Block did not always have the intention to pursue journalism. She had studied French history and literature at Harvard University, and planned on attending law school. However, she ended up with an internship at “All Things Considered,” tasked with booking interviews for the NPR radio show and the experience took her down a whole new path.
“I just loved what I found [at “All Things Considered”],” said Block. “I loved the people, loved the medium, loved radio and so, I guess that I didn’t choose journalism so much as it chose me.”
Bridget Turro, a junior political science major and Her Campus writer who attended the event, believed that Block’s path from college to her career was important for students to hear about.
“She went to college for something completely different than what she ended up doing, and I think that’s really cool, and I think a lot of people do that, actually,” said Turro.
Turro had listened to NPR with her parents growing up, and was familiar with Block from her 12-year run as host of “All Things Considered” from 2003 to 2015. However, Block’s field reporting has also found her fame in the world of journalism. Block has been commended for her reporting on the war in Kosovo in 1999, and has won Peabody Awards for her coverage of the 9/11 attacks and of a 2008 earthquake in western China, where she was one of few western journalists on scene.
However, hard-hitting news and tragedies isn’t all that Block has spent her career writing about. Olympics, World Series Yankees games and interviewing quirky New Yorkers have also been personal highlights for Block.
“There was one story I did when I was sitting on a bench outside a courthouse,” said Block. “These two older women sitting next to me were having this incredibly lovely conversation among themselves and I just said, ‘Do you mind if I record you talking to each other?’ And they are just incredible. It’s one of my favorite stories, and it’s nothing other than a little slice of life and the little portrait of these two older women talking about being alive at the age that they were and waking up with their cat and wondering why they’re still here, but I hear their voices still. Those are the stories that kind of balance out all of the really heavy stuff that sometimes we have to do.”

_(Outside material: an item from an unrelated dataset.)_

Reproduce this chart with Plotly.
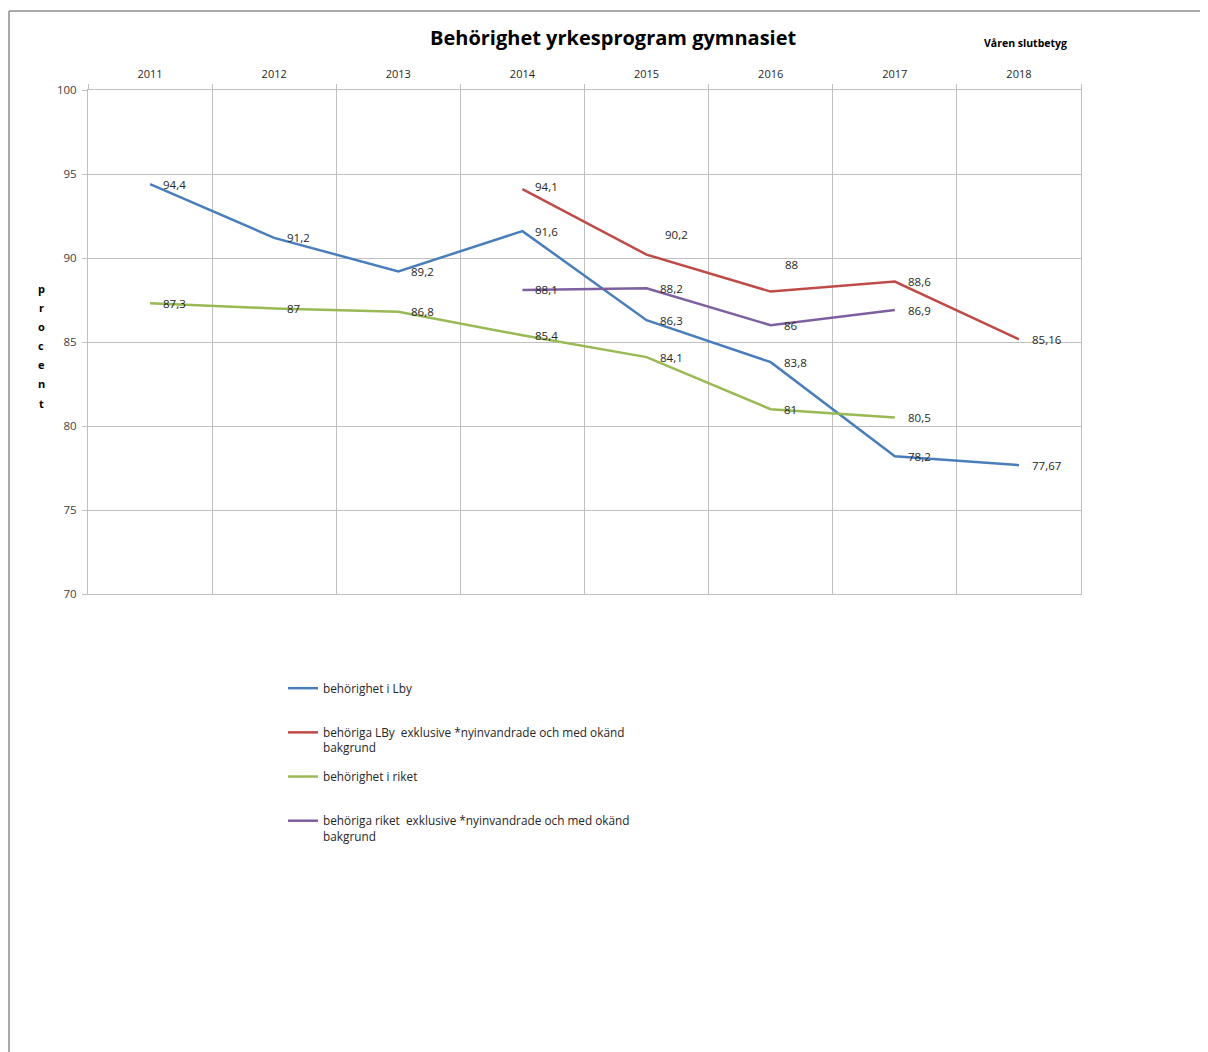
import plotly.graph_objects as go

# --- data ---
years = ["2011", "2012", "2013", "2014", "2015", "2016", "2017", "2018"]
lby = [94.4, 91.2, 89.2, 91.6, 86.3, 83.8, 78.2, 77.67]
lby_excl = [None, None, None, 94.1, 90.2, 88.0, 88.6, 85.16]
riket = [87.3, 87.0, 86.8, 85.4, 84.1, 81.0, 80.5, None]
riket_excl = [None, None, None, 88.1, 88.2, 86.0, 86.9, None]

names = [
    "behörighet i Lby",
    "behöriga LBy  exklusive *nyinvandrade och med okänd<br>bakgrund",
    "behörighet i riket",
    "behöriga riket  exklusive *nyinvandrade och med okänd<br>bakgrund",
]
series = [lby, lby_excl, riket, riket_excl]
colors = ["#4A7EBB", "#BE4B48", "#98B954", "#7D60A0"]

# label offsets (style only): (series index, year index) -> (xshift, yshift)
label_shift = {(1, 3): (11, 3), (1, 4): (16, 20), (1, 5): (12, 27)}

# page offset (body margin) and plot area in page pixels
OFF = 8
PL, PR, PT, PB = 88 - OFF, 1081 - OFF, 90 - OFF, 594 - OFF
W, H = 1200, 1044


def px_x(x):
    return (x - OFF - PL) / (PR - PL)


def px_y(y):
    return (PB - (y - OFF)) / (PB - PT)


fig = go.Figure()
for i, (name, vals, col) in enumerate(zip(names, series, colors)):
    label = name if "<br>" in name else name + "<br> "
    fig.add_trace(go.Scatter(
        x=years, y=vals, mode="lines", name=label,
        line=dict(color=col, width=2.5),
        connectgaps=False, legendgroup=str(i), hoverinfo="skip",
    ))
    for j, v in enumerate(vals):
        if v is None:
            continue
        dx, dy = label_shift.get((i, j), (11, 0))
        fig.add_annotation(
            x=j, y=v, text=f"{v:g}".replace(".", ","),
            showarrow=False, xanchor="left", yanchor="middle",
            xshift=dx, yshift=dy,
            font=dict(family="Open Sans", size=11.5, color="#262626"),
        )

# title and side texts
fig.add_annotation(
    xref="paper", yref="paper", x=px_x(613), y=px_y(38),
    text="<b>Behörighet yrkesprogram gymnasiet</b>", showarrow=False,
    xanchor="center", yanchor="middle",
    font=dict(family="Open Sans", size=20, color="#000000"),
)
fig.add_annotation(
    xref="paper", yref="paper", x=px_x(1025), y=px_y(43),
    text="<b>Våren slutbetyg</b>", showarrow=False,
    xanchor="center", yanchor="middle",
    font=dict(family="Open Sans", size=10.5, color="#000000"),
)
for k, ch in enumerate("procent"):
    fig.add_annotation(
        xref="paper", yref="paper", x=px_x(41), y=px_y(288 + k * 19.2),
        text=f"<b>{ch}</b>", showarrow=False,
        xanchor="center", yanchor="middle",
        font=dict(family="Open Sans", size=11, color="#000000"),
    )

# outer frame (left and top edges)
frame = dict(type="line", xref="paper", yref="paper",
             line=dict(color="#8C8C8C", width=1.5))
fig.add_shape(**frame, x0=px_x(9), y0=px_y(11), x1=px_x(9), y1=px_y(H + 20))
fig.add_shape(**frame, x0=px_x(9), y0=px_y(11), x1=px_x(W + 20), y1=px_y(11))

fig.update_layout(
    width=W, height=H,
    margin=dict(l=PL, r=W - PR, t=PT, b=H - PB),
    paper_bgcolor="white", plot_bgcolor="white",
    font=dict(family="Open Sans", size=11, color="#404040"),
    showlegend=True,
    legend=dict(
        x=px_x(283), y=px_y(674), xanchor="left", yanchor="top",
        tracegroupgap=10.5, valign="top", bgcolor="rgba(0,0,0,0)",
        font=dict(family="Open Sans", size=11.8, color="#262626"),
        itemwidth=30,
    ),
)
fig.update_xaxes(
    type="category", side="top", tickson="boundaries",
    range=[-0.5, len(years) - 0.5],
    showgrid=True, gridcolor="#BFBFBF", gridwidth=1,
    showline=True, linecolor="#BFBFBF", mirror=True,
    ticks="outside", ticklen=5, tickcolor="#BFBFBF",
    ticklabelstandoff=7,
    tickfont=dict(size=11, color="#262626"),
)
fig.update_yaxes(
    range=[70, 100], dtick=5,
    showgrid=True, gridcolor="#BFBFBF", gridwidth=1,
    showline=True, linecolor="#BFBFBF", mirror=True,
    ticks="outside", ticklen=5, tickcolor="#BFBFBF",
    ticklabelstandoff=3,
    tickfont=dict(size=11.5, color="#404040"), zeroline=False,
)

fig.write_html("out.html")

Block’s advice to aspiring journalists falls in line with her own personal journalistic ethics.
“You approach people with respect and with humanity,” said Block. “And also letting folks get to know me as a person so I’m not just sort of a blank slate talking to them. It’s a connection when you’re interviewing somebody, ideally, you’re bonding with them in some way and it’s not an interview. It’s a conversation.”
Arshia Anwer, Ph.D., communication professor, pointed to this as an important piece of advice for students in fields extending beyond journalism.

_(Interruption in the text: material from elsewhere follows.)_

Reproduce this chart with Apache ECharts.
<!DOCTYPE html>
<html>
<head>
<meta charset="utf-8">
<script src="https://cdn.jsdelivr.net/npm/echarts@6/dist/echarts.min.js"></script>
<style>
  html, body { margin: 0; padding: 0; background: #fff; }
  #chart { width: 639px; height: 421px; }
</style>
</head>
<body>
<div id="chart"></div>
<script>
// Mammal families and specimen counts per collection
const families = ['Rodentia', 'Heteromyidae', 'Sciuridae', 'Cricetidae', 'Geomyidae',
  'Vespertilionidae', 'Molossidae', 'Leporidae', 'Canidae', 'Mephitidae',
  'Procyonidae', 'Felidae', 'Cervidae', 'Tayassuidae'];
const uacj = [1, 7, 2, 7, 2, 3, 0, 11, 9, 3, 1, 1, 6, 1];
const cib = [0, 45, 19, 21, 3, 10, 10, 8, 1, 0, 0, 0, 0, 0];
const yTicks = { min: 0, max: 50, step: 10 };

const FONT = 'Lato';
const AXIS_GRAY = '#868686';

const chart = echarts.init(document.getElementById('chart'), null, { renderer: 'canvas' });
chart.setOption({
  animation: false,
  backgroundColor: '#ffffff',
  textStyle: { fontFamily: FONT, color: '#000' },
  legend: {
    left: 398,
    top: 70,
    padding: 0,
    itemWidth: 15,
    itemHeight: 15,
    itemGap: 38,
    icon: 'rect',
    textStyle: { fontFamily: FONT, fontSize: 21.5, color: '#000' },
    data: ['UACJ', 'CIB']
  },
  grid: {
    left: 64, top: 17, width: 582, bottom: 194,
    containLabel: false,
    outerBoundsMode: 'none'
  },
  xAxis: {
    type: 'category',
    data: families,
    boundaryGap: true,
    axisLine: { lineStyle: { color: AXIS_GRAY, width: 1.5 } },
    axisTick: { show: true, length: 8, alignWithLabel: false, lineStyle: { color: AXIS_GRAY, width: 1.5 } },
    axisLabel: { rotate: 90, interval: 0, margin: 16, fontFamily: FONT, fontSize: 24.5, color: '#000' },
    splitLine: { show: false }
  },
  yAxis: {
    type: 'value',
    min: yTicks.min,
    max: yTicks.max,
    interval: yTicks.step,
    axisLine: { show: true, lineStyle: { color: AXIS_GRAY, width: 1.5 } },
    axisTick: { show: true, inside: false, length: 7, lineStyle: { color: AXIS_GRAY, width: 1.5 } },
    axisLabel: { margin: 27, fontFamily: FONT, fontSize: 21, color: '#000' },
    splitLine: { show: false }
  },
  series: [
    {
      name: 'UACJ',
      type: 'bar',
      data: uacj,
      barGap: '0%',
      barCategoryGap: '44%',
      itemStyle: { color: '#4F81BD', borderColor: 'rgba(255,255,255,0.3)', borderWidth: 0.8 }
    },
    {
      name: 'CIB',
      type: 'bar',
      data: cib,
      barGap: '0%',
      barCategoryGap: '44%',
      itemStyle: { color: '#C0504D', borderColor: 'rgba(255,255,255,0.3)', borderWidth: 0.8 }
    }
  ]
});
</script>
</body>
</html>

“I think that’s a very important thing, regardless of the career that you are in, making sure that you are able to interact with people as humans and not just, ‘this is a subject that I’m interviewing and I have to write about,’,” Anwer said.

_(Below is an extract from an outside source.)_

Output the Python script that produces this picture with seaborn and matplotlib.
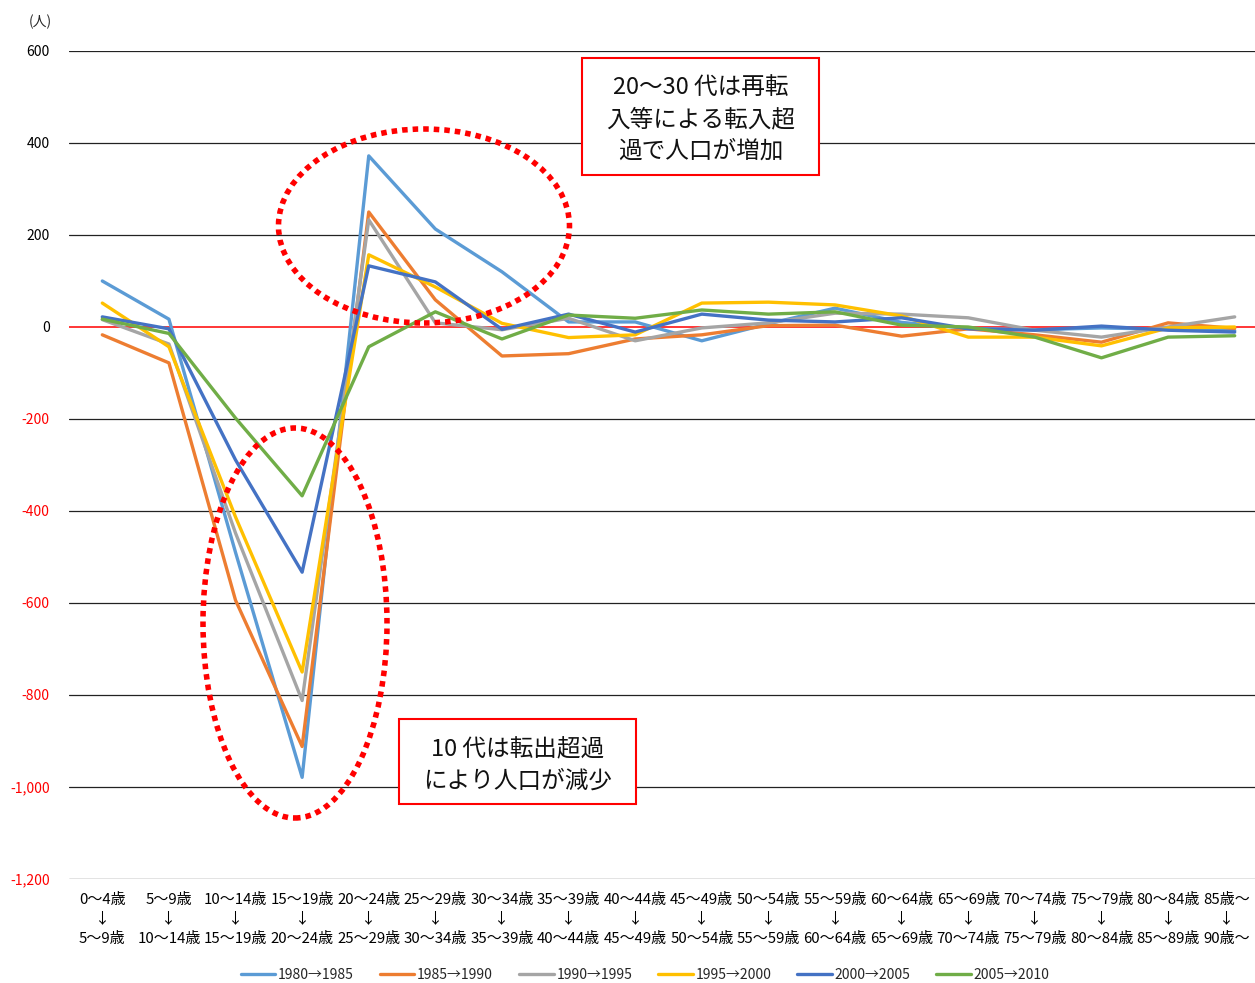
import numpy as np
import pandas as pd
import matplotlib
matplotlib.use("Agg")
import matplotlib.pyplot as plt
import matplotlib.transforms as mtransforms
from matplotlib.patches import Rectangle, Ellipse
import seaborn as sns

# ---------------- data ----------------
age_from = ["0〜4歳", "5〜9歳", "10〜14歳", "15〜19歳", "20〜24歳", "25〜29歳",
            "30〜34歳", "35〜39歳", "40〜44歳", "45〜49歳", "50〜54歳", "55〜59歳",
            "60〜64歳", "65〜69歳", "70〜74歳", "75〜79歳", "80〜84歳", "85歳〜"]
age_to = ["5〜9歳", "10〜14歳", "15〜19歳", "20〜24歳", "25〜29歳", "30〜34歳",
          "35〜39歳", "40〜44歳", "45〜49歳", "50〜54歳", "55〜59歳", "60〜64歳",
          "65〜69歳", "70〜74歳", "75〜79歳", "80〜84歳", "85〜89歳", "90歳〜"]

series_names = ["1980→1985", "1985→1990", "1990→1995", "1995→2000", "2000→2005", "2005→2010"]

s1980_1985 = [100, 17, -490, -979, 372, 213, 120, 11, 11, -30, 7, 41, 10, -3, -6, -2, -5, -8]
s1985_1990 = [-17, -78, -594, -912, 250, 59, -63, -58, -26, -17, 3, 4, -20, -4, -17, -33, 9, -3]
s1990_1995 = [16, -37, -448, -812, 233, 9, -6, 19, -30, -2, 9, 30, 28, 20, -7, -22, 0, 22]
s1995_2000 = [52, -43, -413, -750, 157, 87, 8, -23, -17, 52, 54, 48, 24, -22, -22, -41, -2, 0]
s2000_2005 = [22, -4, -289, -533, 133, 98, -5, 28, -11, 28, 15, 11, 20, -4, -7, 2, -7, -11]
s2005_2010 = [17, -14, -198, -367, -43, 33, -26, 26, 19, 37, 28, 33, 4, 0, -22, -67, -22, -19]

all_series = [s1980_1985, s1985_1990, s1990_1995, s1995_2000, s2000_2005, s2005_2010]

colors = ["#5B9BD5", "#ED7D31", "#A5A5A5", "#FFC000", "#4472C4", "#70AD47"]

y_ticks = [600, 400, 200, 0, -200, -400, -600, -800, -1000, -1200]

# ---------------- long-form table ----------------
rows = []
for name, vals in zip(series_names, all_series):
    for i, v in enumerate(vals):
        rows.append({"idx": i, "value": v, "series": name})
df = pd.DataFrame(rows)

# ---------------- style ----------------
sns.set_theme(style="white")
plt.rcParams["font.family"] = ["Noto Sans CJK JP", "DejaVu Sans"]

W, H = 1255, 983
fig = plt.figure(figsize=(W / 100, H / 100), dpi=100)

def fx(x):
    return x / W

def fy(y):
    return 1 - y / H

ax_left, ax_right, ax_top, ax_bottom = 69, 1268, 51, 879
ax = fig.add_axes([fx(ax_left), fy(ax_bottom), (ax_right - ax_left) / W, (ax_bottom - ax_top) / H])

# grid lines
for t in y_ticks:
    if t == 0:
        continue
    ax.axhline(t, color="#222222", lw=0.9, zorder=1)
ax.axhline(0, color="#FF0000", lw=1.1, zorder=1)

sns.lineplot(data=df, x="idx", y="value", hue="series", hue_order=series_names,
             palette=colors, linewidth=2.4, sort=False, ax=ax, zorder=3)

ax.set_xlim(-0.5, len(age_from) - 0.5)
ax.set_ylim(-1200, 600)

ax.set_xticks(range(len(age_from)))
ax.set_xticklabels([f"{a}\n↓\n{b}" for a, b in zip(age_from, age_to)],
                   fontsize=10.8, linespacing=1.5)
ax.set_yticks(y_ticks)
ax.set_yticklabels([f"{t:,}" for t in y_ticks], fontsize=10)
for lab, t in zip(ax.get_yticklabels(), y_ticks):
    lab.set_color("#FF0000" if t < 0 else "black")
for lab in ax.get_xticklabels():
    lab.set_color("black")
ax.tick_params(axis="y", length=0, pad=14)
ax.tick_params(axis="x", length=0, pad=10)
# keep the last (edge) label inside the picture
last = ax.get_xticklabels()[-1]
last.set_transform(last.get_transform() +
                   mtransforms.ScaledTranslation(-6 / 72, 0, fig.dpi_scale_trans))
ax.set_xlabel("")
ax.set_ylabel("")
for sp in ax.spines.values():
    sp.set_visible(False)

# legend
handles, labels = ax.get_legend_handles_labels()
ax.get_legend().remove()
fig.legend(handles, labels, loc="center", bbox_to_anchor=(fx(645), fy(975)),
           ncol=6, frameon=False, fontsize=10, handlelength=2.5,
           handletextpad=0.2, columnspacing=1.85)

# unit label
fig.text(fx(40), fy(22), "(人)", fontsize=10, ha="center", va="center")

# dotted ellipses
e1 = Ellipse((fx(424), fy(226)), (570 - 279) / W, (323 - 129) / H,
             transform=fig.transFigure, fill=False, edgecolor="#FF0000",
             lw=4, linestyle=(0, (1, 0.9)), zorder=5)
e2 = Ellipse((fx(295), fy(623)), (387 - 203) / W, (818 - 428) / H,
             transform=fig.transFigure, fill=False, edgecolor="#FF0000",
             lw=4, linestyle=(0, (1, 0.9)), zorder=5)
fig.add_artist(e1)
fig.add_artist(e2)

# annotation boxes
def box(x0, y0, x1, y1, text, dy):
    r = Rectangle((fx(x0), fy(y1)), (x1 - x0) / W, (y1 - y0) / H,
                  transform=fig.transFigure, facecolor="white",
                  edgecolor="#FF0000", lw=1.5, zorder=6)
    fig.add_artist(r)
    fig.text(fx((x0 + x1) / 2), fy((y0 + y1) / 2 + dy), text, fontsize=17,
             ha="center", va="center", linespacing=1.5, zorder=7, color="#111111")

box(582, 58, 819, 175, "20〜30 代は再転\n入等による転入超\n過で人口が増加", 3)
box(399, 719, 636, 804, "10 代は転出超過\nにより人口が減少", 4)

fig.savefig("out.png", dpi=100)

Anwer also stressed the importance of hearing from female journalists like Block, considering how many areas of journalism remain heavily male.
Block acknowledged that women still struggle in the field, particularly with feelings of imposter syndrome, and worrying whether they deserve the chance to be there. However, she offered some advice for people who feel that way.
“Self doubt is pernicious, especially for women,” said Block. “I mean, I remember when I went to a really tiny public high school, and when I got to college, I remember thinking I was just so far behind the pack, and I was in a lot of ways, but just listening to people in classes, and then I realized, they sound like they know what they’re talking about, but it’s kind of an of an act, and they don’t really know a whole lot more than I do. So I think it’s sort of also taking those filters off a little bit and just taking a step back and sort of analyzing what other people are saying and doing and why you feel the way you do. And just recognizing that you have as much right to be in that space as anyone else.”
Block’s advice resonated with the Google Meet, which was largely attended by female students. Her inspiring words are sure to be in the minds of the next generation of Jasper journalists.
Editor’s Note: Jocelyn Visnov and Angelica Neidermeyer both work for The Quadrangle as web editor/production assistant and staff writer respectively.